As you know, there was a meeting a few days ago in Berlin which spurred 51 countries into action and set itself this automatic exchange of information as a principle. Thanks to what we’ve decided, the G20 will make sure to increase to 90 the number of countries involved in automatic exchange of information by 2018.
You’ve also learnt, like many people moreover, that tax optimization practices have developed. This means companies and even banks seek to find out where their profits can be handled best, and some countries have organized themselves to offer them this optimization in advance and with guarantees. (…) It will no longer be possible to have this method, which is ultimately a form of distortion of tax competition.
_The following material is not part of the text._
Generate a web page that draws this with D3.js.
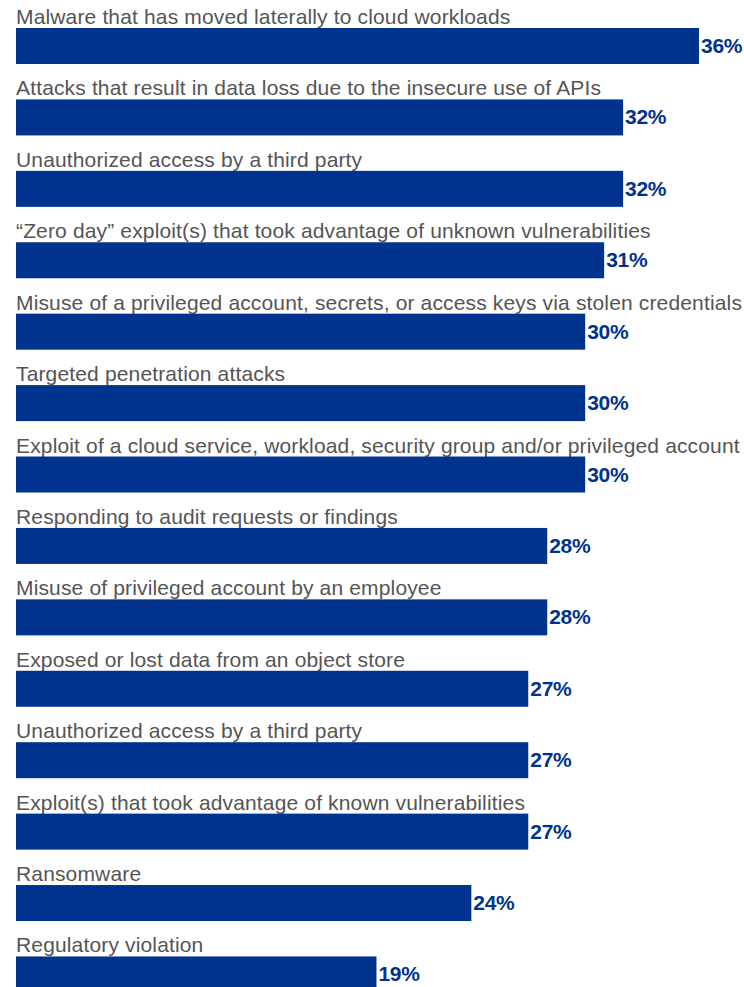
<!DOCTYPE html>
<html>
<head>
<meta charset="utf-8">
<script src="https://cdn.jsdelivr.net/npm/d3@7"></script>
<style>
  html, body { margin: 0; padding: 0; background: #fff; }
  #chart { width: 744px; height: 987px; }
</style>
</head>
<body>
<div id="chart"></div>
<script>
var categories = [
  "Malware that has moved laterally to cloud workloads",
  "Attacks that result in data loss due to the insecure use of APIs",
  "Unauthorized access by a third party",
  "\u201cZero day\u201d exploit(s) that took advantage of unknown vulnerabilities",
  "Misuse of a privileged account, secrets, or access keys via stolen credentials",
  "Targeted penetration attacks",
  "Exploit of a cloud service, workload, security group and/or privileged account",
  "Responding to audit requests or findings",
  "Misuse of privileged account by an employee",
  "Exposed or lost data from an object store",
  "Unauthorized access by a third party",
  "Exploit(s) that took advantage of known vulnerabilities",
  "Ransomware",
  "Regulatory violation"
];
var values = [36, 32, 32, 31, 30, 30, 30, 28, 28, 27, 27, 27, 24, 19];

var width = 744, height = 987;
var barColor = "#00338d";
var labelColor = "#555555";
var barLeft = 16, barHeight = 36;

var svg = d3.select("#chart").append("svg")
    .attr("width", width)
    .attr("height", height);

var x = d3.scaleLinear()
    .domain([0, 36])
    .range([barLeft, 699]);

var y = d3.scaleBand()
    .domain(d3.range(categories.length))
    .range([28, 28 + categories.length * 71.42])
    .padding(0);

var row = svg.selectAll("g.row")
    .data(values)
    .enter().append("g")
    .attr("class", "row")
    .attr("transform", function(d, i) { return "translate(0," + y(i) + ")"; });

// category label sits just above its bar
row.append("text")
    .attr("x", barLeft)
    .attr("y", -4)
    .style("font-family", "'Liberation Sans', Arial, sans-serif")
    .style("font-size", "21px")
    .style("letter-spacing", "0.15px")
    .style("fill", labelColor)
    .text(function(d, i) { return categories[i]; });

row.append("rect")
    .attr("x", barLeft)
    .attr("y", 0)
    .attr("width", function(d) { return x(d) - barLeft; })
    .attr("height", barHeight)
    .style("fill", barColor);

row.append("text")
    .attr("x", function(d) { return x(d) + 2; })
    .attr("y", barHeight / 2 + 7)
    .style("font-family", "'Liberation Sans', Arial, sans-serif")
    .style("font-size", "21px")
    .style("font-weight", "bold")
    .style("letter-spacing", "-0.3px")
    .style("fill", barColor)
    .text(function(d) { return d + "%"; });
</script>
</body>
</html>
There will be a form of harmonization so that each country can indeed determine its tax rates – the decision whether or not to impose a tax or set its rate is a matter of sovereignty –, but there will no longer be those optimization practices, which have profoundly disrupted the siting of certain activities.
Likewise, there will be tax harmonization of patents: many would like that, because forms of tax avoidance were organized via patents and countries had moved into that area in order to attract a number of company headquarters or investments.
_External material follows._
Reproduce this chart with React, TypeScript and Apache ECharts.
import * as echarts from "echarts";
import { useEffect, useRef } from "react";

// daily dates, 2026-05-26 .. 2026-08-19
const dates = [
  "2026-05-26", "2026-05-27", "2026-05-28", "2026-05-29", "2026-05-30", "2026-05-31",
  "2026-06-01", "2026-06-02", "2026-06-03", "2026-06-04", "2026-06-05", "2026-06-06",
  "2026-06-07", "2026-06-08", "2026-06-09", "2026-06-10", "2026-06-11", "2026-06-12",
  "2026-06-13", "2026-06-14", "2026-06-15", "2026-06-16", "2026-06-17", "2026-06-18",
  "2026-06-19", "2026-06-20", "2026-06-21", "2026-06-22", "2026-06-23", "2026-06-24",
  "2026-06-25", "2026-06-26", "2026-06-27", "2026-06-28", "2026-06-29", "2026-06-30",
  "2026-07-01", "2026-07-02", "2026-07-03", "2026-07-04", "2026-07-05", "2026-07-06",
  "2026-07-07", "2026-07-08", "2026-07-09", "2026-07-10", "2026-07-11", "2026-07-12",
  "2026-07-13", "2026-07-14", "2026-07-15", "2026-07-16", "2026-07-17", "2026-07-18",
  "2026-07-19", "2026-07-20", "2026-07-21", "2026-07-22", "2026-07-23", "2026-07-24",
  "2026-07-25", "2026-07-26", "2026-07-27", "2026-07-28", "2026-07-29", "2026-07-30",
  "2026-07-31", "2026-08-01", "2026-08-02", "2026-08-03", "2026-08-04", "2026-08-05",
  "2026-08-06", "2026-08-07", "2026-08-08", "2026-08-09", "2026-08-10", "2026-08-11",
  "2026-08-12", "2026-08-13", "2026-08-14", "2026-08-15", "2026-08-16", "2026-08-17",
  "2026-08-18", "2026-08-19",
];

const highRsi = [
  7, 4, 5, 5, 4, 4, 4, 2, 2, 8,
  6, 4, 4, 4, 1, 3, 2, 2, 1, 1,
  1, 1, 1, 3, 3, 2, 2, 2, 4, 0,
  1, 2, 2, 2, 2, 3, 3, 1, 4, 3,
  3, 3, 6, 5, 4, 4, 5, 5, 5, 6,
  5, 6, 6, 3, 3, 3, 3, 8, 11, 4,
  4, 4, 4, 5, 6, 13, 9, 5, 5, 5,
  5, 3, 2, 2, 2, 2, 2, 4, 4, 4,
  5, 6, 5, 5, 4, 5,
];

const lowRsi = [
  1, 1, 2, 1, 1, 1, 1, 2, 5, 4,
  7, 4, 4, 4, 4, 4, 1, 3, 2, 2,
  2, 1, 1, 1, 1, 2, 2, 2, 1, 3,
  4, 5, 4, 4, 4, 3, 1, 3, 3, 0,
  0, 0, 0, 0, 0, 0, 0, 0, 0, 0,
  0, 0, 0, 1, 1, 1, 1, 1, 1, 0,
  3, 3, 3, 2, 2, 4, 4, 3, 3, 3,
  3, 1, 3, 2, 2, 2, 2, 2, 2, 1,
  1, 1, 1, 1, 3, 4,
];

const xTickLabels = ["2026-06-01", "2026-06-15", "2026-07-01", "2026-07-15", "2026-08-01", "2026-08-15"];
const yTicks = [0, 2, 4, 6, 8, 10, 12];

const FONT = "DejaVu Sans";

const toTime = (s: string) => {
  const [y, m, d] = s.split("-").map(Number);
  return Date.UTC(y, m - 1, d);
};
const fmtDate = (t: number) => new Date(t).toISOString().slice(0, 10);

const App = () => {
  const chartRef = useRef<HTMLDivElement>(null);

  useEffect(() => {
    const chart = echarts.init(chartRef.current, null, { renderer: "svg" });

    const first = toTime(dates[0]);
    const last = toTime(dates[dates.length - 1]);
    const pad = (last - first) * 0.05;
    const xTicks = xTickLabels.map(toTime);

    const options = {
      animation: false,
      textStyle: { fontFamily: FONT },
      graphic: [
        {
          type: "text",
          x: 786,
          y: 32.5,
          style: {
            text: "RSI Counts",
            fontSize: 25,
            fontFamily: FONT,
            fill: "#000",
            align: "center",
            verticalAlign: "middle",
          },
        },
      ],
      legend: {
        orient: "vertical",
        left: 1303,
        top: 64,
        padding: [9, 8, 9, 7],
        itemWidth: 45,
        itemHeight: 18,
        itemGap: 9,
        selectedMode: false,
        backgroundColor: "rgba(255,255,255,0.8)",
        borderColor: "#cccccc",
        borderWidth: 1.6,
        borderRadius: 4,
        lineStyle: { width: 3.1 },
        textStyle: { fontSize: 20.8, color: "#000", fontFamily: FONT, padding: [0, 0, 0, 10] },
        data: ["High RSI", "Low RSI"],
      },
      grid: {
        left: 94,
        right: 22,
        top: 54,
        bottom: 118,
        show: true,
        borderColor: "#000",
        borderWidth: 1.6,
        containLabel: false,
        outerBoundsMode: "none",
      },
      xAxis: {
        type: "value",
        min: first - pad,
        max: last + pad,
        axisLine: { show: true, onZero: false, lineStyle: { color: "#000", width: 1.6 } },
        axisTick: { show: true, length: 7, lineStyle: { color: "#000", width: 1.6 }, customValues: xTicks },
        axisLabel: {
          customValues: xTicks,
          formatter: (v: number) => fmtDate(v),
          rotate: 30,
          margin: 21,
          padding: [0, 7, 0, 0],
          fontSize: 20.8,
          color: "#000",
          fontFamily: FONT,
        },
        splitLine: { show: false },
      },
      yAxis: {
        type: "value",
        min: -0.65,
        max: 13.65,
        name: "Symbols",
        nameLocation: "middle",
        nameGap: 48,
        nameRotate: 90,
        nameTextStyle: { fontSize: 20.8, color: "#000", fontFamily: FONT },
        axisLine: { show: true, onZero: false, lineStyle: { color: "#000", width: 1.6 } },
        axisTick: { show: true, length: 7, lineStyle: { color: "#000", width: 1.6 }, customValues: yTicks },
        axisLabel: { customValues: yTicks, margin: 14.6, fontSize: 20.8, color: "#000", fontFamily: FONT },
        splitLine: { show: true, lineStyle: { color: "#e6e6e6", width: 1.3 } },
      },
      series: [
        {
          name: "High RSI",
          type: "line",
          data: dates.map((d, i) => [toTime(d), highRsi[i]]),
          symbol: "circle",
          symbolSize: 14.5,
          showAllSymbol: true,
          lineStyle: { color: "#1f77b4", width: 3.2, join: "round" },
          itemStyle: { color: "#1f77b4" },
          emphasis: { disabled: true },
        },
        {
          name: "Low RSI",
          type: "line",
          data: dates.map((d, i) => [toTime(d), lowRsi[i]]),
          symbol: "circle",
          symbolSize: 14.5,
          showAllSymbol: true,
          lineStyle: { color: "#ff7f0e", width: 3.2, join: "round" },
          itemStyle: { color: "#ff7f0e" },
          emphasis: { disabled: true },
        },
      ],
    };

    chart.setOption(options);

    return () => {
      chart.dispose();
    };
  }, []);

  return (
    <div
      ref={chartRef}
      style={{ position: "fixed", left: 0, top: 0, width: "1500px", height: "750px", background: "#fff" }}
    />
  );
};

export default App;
The third goal was the fight against tax evasion, the fight against tax avoidance, the fight against tax optimization. This goal was broadly achieved, although there will still be more to do, because on these tax regulation issues – and it’s also true for financial regulation – no rules can be regarded as definitive. (…)
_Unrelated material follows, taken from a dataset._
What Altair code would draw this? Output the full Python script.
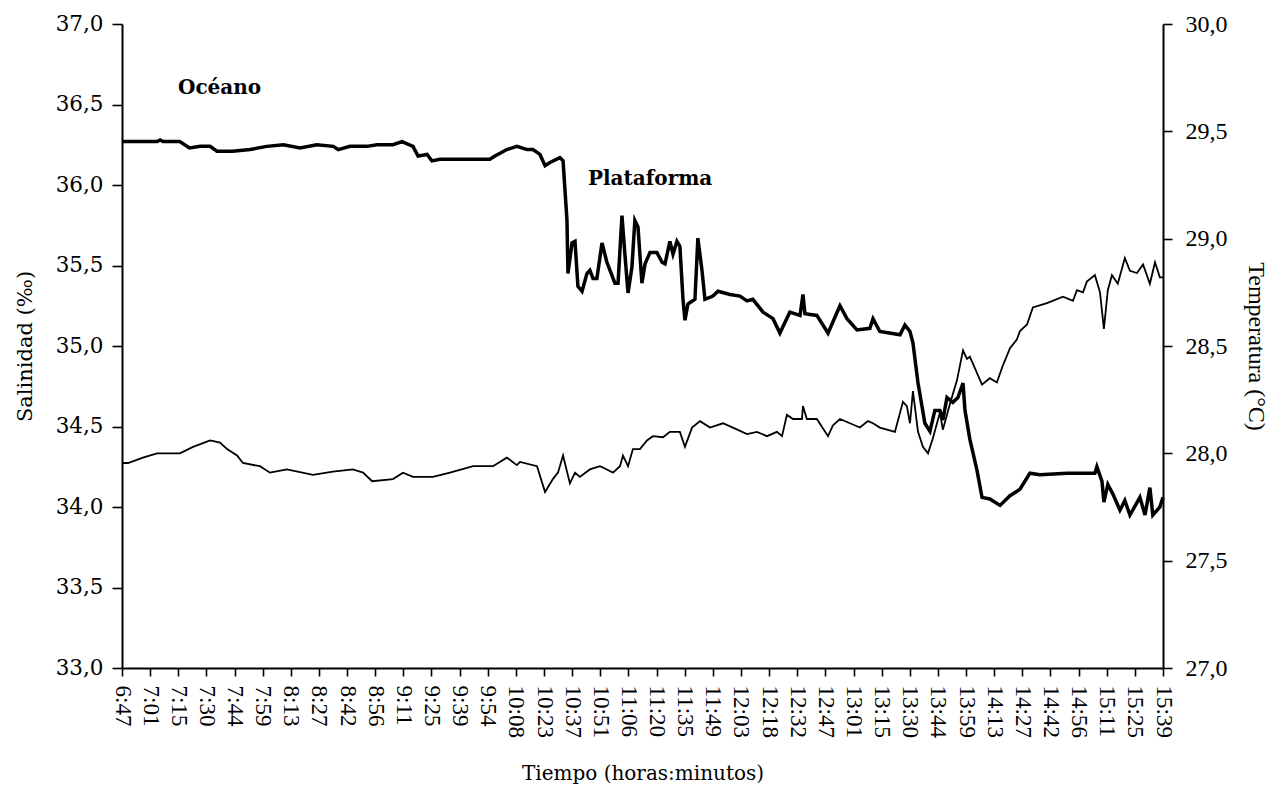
import altair as alt
import pandas as pd

# Etiquetas del eje de tiempo (horas:minutos)
time_labels = [
    "6:47", "7:01", "7:15", "7:30", "7:44", "7:59", "8:13", "8:27", "8:42", "8:56",
    "9:11", "9:25", "9:39", "9:54", "10:08", "10:23", "10:37", "10:51", "11:06", "11:20",
    "11:35", "11:49", "12:03", "12:18", "12:32", "12:47", "13:01", "13:15", "13:30", "13:44",
    "13:59", "14:13", "14:27", "14:42", "14:56", "15:11", "15:25", "15:39",
]

# Salinidad (‰): tiempo en minutos desde medianoche y valor
sal_t = [
    407, 425, 426.5, 428, 436.5, 441.5, 447, 452, 455.5, 463.5, 472.5, 481, 489.5, 498,
    506.5, 515, 517.5, 523.5, 532.2, 537.3, 545.5, 550.1, 555.7, 558.3, 562.9, 565.4,
    569.5, 579.7, 589.9, 595.0, 597.6, 603.7, 608.8, 614.0, 617.0, 620.6, 623.2, 625.7,
    630.8, 632.4, 634.4, 634.9, 637.0, 638.5, 640.0, 642.1, 644.6, 646.1, 647.7, 649.7,
    652.3, 654.8, 658.9, 660.5, 662.5, 664.0, 665.6, 667.6, 669.1, 670.7, 672.7, 674.3,
    676.8, 680.4, 683.0, 684.5, 687.0, 688.6, 690.6, 692.1, 693.7, 694.7, 696.2, 699.8,
    701.3, 703.4, 704.9, 709.0, 711.6, 717.7, 722.8, 726.4, 729.4, 734.6, 739.7, 743.2,
    748.3, 753.5, 755.0, 756.0, 762.1, 767.3, 767.8, 773.9, 777.5, 782.6, 789.2, 790.8,
    794.3, 804.6, 807.1, 809.7, 811.2, 813.8, 817.3, 819.9, 822.4, 825.0, 826.5, 828.6,
    831.6, 834.2, 836.8, 837.8, 840.3, 843.9, 846.5, 850.5, 855.7, 860.8, 865.9, 871.0,
    876.1, 889.9, 904.2, 905.2, 907.8, 908.8, 910.8, 913.4, 917.0, 919.5, 922.1, 927.2,
    929.8, 932.3, 933.8, 937.4, 939.0,
]
sal_v = [
    36.27, 36.27, 36.28, 36.27, 36.27, 36.23, 36.24, 36.24, 36.21, 36.21, 36.22, 36.24, 36.25, 36.23,
    36.25, 36.24, 36.22, 36.24, 36.24, 36.25, 36.25, 36.27, 36.24, 36.18, 36.19, 36.15,
    36.16, 36.16, 36.16, 36.16, 36.18, 36.22, 36.24, 36.22, 36.22, 36.19, 36.12, 36.14,
    36.17, 36.15, 35.78, 35.45, 35.64, 35.65, 35.37, 35.34, 35.45, 35.47, 35.42, 35.42,
    35.64, 35.52, 35.39, 35.39, 35.81, 35.57, 35.33, 35.49, 35.78, 35.74, 35.39, 35.51,
    35.58, 35.58, 35.52, 35.51, 35.65, 35.57, 35.65, 35.62, 35.29, 35.16, 35.26, 35.29,
    35.67, 35.47, 35.29, 35.31, 35.34, 35.32, 35.31, 35.28, 35.29, 35.21, 35.17, 35.08,
    35.21, 35.19, 35.32, 35.20, 35.19, 35.09, 35.08, 35.25, 35.17, 35.10, 35.11, 35.17,
    35.09, 35.07, 35.13, 35.09, 35.02, 34.77, 34.52, 34.47, 34.60, 34.60, 34.54, 34.68,
    34.65, 34.68, 34.77, 34.60, 34.42, 34.23, 34.06, 34.05, 34.01, 34.07, 34.11, 34.21,
    34.20, 34.21, 34.21, 34.25, 34.16, 34.03, 34.14, 34.08, 33.98, 34.04, 33.95, 34.06,
    33.95, 34.12, 33.95, 34.00, 34.06,
]

# Temperatura (°C): tiempo en minutos desde medianoche y valor
temp_t = [
    407, 410.1, 417.7, 424.9, 436.6, 443.3, 452.0, 457.1, 460.7, 465.8, 468.8, 477.5, 482.6,
    491.3, 504.6, 514.8, 525.0, 530.2, 534.8, 545.5, 550.6, 555.7, 565.9, 574.6, 586.4,
    596.6, 603.7, 608.8, 610.4, 619.1, 623.2, 627.2, 629.8, 632.4, 635.9, 638.5, 641.0,
    646.1, 651.3, 654.8, 657.9, 661.5, 663.0, 665.6, 668.1, 671.7, 675.3, 678.3, 683.5,
    687.0, 692.1, 694.7, 698.3, 702.4, 707.5, 714.1, 719.2, 726.4, 731.5, 736.6, 741.7,
    744.3, 746.8, 749.9, 754.5, 755.0, 757.0, 762.1, 767.8, 770.3, 773.9, 779.0, 784.1,
    788.2, 790.8, 794.3, 802.0, 806.1, 808.1, 809.7, 811.2, 813.8, 816.3, 818.9, 821.4,
    825.0, 826.5, 830.1, 833.7, 836.8, 838.8, 840.3, 846.5, 850.5, 854.1, 857.2, 860.8,
    864.3, 865.9, 869.5, 872.5, 879.7, 887.9, 893.0, 895.0, 898.1, 900.1, 904.2, 906.8,
    908.8, 910.8, 912.9, 915.9, 919.5, 922.1, 925.7, 928.8, 932.3, 934.9, 937.4, 939.0,
]
temp_v = [
    27.955, 27.955, 27.98, 28.00, 28.00, 28.03, 28.06, 28.05, 28.02, 27.99, 27.955, 27.94, 27.91,
    27.925, 27.90, 27.915, 27.925, 27.91, 27.87, 27.88, 27.91, 27.89, 27.89, 27.91, 27.94,
    27.94, 27.98, 27.945, 27.96, 27.94, 27.82, 27.88, 27.91, 27.99, 27.86, 27.91, 27.89,
    27.925, 27.94, 27.925, 27.91, 27.94, 27.99, 27.94, 28.02, 28.02, 28.06, 28.08, 28.075,
    28.10, 28.10, 28.03, 28.12, 28.15, 28.12, 28.14, 28.12, 28.09, 28.10, 28.08, 28.10,
    28.08, 28.18, 28.16, 28.16, 28.22, 28.16, 28.16, 28.08, 28.13, 28.16, 28.14, 28.12,
    28.15, 28.14, 28.12, 28.10, 28.24, 28.22, 28.14, 28.29, 28.10, 28.03, 28.00, 28.07,
    28.19, 28.11, 28.23, 28.34, 28.48, 28.44, 28.45, 28.32, 28.35, 28.33, 28.41, 28.49,
    28.53, 28.57, 28.60, 28.68, 28.70, 28.73, 28.71, 28.76, 28.75, 28.80, 28.83, 28.75,
    28.58, 28.76, 28.83, 28.79, 28.91, 28.85, 28.84, 28.88, 28.79, 28.89, 28.82, 28.82,
]

# Rótulos dentro del gráfico (tiempo, salinidad)
notes = ["Océano", "Plataforma"]
notes_t = [435.6, 645.1]
notes_v = [36.60, 36.04]


def to_minutes(label):
    h, m = label.split(":")
    return int(h) * 60 + int(m)


t0 = to_minutes(time_labels[0])
t1 = to_minutes(time_labels[-1])
n = len(time_labels) - 1
# marcas equiespaciadas a lo largo del registro, una por etiqueta
tick_values = [round(t0 + i * (t1 - t0) / n, 4) for i in range(n)] + [t1]
label_expr = (
    "[" + ",".join(f"'{s}'" for s in time_labels) + "]"
    + f"[round((datum.value - {t0}) * {n} / {t1 - t0})]"
)
comma_expr = "replace(format(datum.value, '.1f'), '.', ',')"

sal_df = pd.DataFrame({"t": sal_t, "v": sal_v})
temp_df = pd.DataFrame({"t": temp_t, "v": temp_v})
notes_df = pd.DataFrame({"t": notes_t, "v": notes_v, "txt": notes})

x_enc = alt.X(
    "t:Q",
    scale=alt.Scale(domain=[t0, t1], nice=False, zero=False),
    axis=alt.Axis(
        values=tick_values,
        tickCount=len(tick_values),
        labelExpr=label_expr,
        labelAngle=90,
        labelAlign="left",
        labelBaseline="middle",
        labelFont="Liberation Serif",
        labelFontSize=23,
        labelPadding=9,
        labelOverlap=False,
        labelFlush=False,
        tickSize=8,
        title="Tiempo (horas:minutos)",
        titleFont="DejaVu Serif",
        titleFontSize=20,
        titleFontWeight="normal",
        titlePadding=26,
        grid=False,
    ),
)

sal_axis = alt.Axis(
    orient="left",
    values=[33 + 0.5 * i for i in range(9)],
    tickCount=9,
    labelExpr=comma_expr,
    labelFont="DejaVu Serif",
    labelFontSize=21.5,
    labelPadding=9,
    tickSize=10,
    title="Salinidad (‰)",
    titleFont="DejaVu Serif",
    titleFontSize=21,
    titleFontWeight="normal",
    titlePadding=20,
    grid=False,
)

temp_axis = alt.Axis(
    orient="right",
    values=[27 + 0.5 * i for i in range(7)],
    tickCount=7,
    labelExpr=comma_expr,
    labelFont="Liberation Serif",
    labelFontSize=24,
    labelPadding=13,
    tickSize=9,
    title="Temperatura (°C)",
    titleFont="Liberation Serif",
    titleFontSize=24,
    titleFontWeight="normal",
    titlePadding=16,
    grid=False,
)

sal_line = alt.Chart(sal_df).mark_line(color="black", strokeWidth=3.5).encode(
    x=x_enc,
    y=alt.Y("v:Q", scale=alt.Scale(domain=[33, 37], nice=False, zero=False), axis=sal_axis),
)

labels = alt.Chart(notes_df).mark_text(
    align="left", baseline="middle", font="DejaVu Serif", fontSize=20, fontWeight="bold", color="black"
).encode(
    x=alt.X("t:Q"),
    y=alt.Y("v:Q"),
    text="txt:N",
)

temp_line = alt.Chart(temp_df).mark_line(color="black", strokeWidth=1.8).encode(
    x=x_enc,
    y=alt.Y("v:Q", scale=alt.Scale(domain=[27, 30], nice=False, zero=False), axis=temp_axis),
)

chart = (
    alt.layer(alt.layer(sal_line, labels), temp_line)
    .resolve_scale(y="independent")
    .properties(
        width=1041,
        height=644,
        autosize=alt.AutoSizeParams(type="none"),
        padding={"left": 122, "top": 24, "right": 122, "bottom": 123},
        background="white",
    )
    .configure_view(stroke=None)
    .configure_axis(
        domainColor="black",
        domainWidth=2,
        tickColor="black",
        tickWidth=1.6,
        labelColor="black",
        titleColor="black",
    )
)

chart.save("out.html", embed_options={"renderer": "svg", "actions": False})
We also had a discussion with the American President and a number of European countries about trade agreements, and I emphasized the key objective of transparency.
It’s important for there to be more trade, more investment, even though certain sectors must be looked at closely. You’re aware of the importance I attach to cultural exception and product identification issues, particularly in the agricultural sphere. If we wanted this discussion to continue and go ahead under proper conditions, it was right for them to be transparent and clear, so that the public can be informed of them and everyone can be persuaded, particularly the respective parliaments: the European Parliament, which will have to know about them, and the United States Congress, which will have to take its decision.
So that was the G20 summit, ladies and gentlemen: basically focused on growth, because it’s the major subject, because for all the countries that were here – which are both the most powerful in the world and the most vulnerable when there’s unemployment, when there are inequalities, when there are frustrations – it was very important for us to meet with this in mind.
Not all of us – the states at the G20 table – have the same economic policies, because we’re not necessarily in the same situations and because we don’t have the same political and therefore economic aspirations. At the same time, we had the same interest in agreeing on common goals, and in order to achieve growth there also had to be confidence. Confidence arises from rules, it doesn’t arise spontaneously. It doesn’t arise simply because movements on the markets are more favourable – they are at the moment, with the fall in oil prices, particularly low interest rates and a European currency that is now at a level more compatible with its [Europe’s] real economy.
There should be a determination to regulate the world. That’s why the G20 was created: to ensure rules exist and are complied with. One of the conditions for there to be growth, one of the conditions for the recovery to be as strong as possible, one of the conditions for confidence to return is for political crises to be resolved. That’s true of the fight against terrorism in the Middle East; it’s true in all the regions where there are tensions, and there are. It’s true in Ukraine.
When there’s no doubt about certain situations, when there are no questions, when there’s no anxiety and no fear of war, investors can invest, consumers consume and states talk about things other than crisis, and above all about growth and progress./.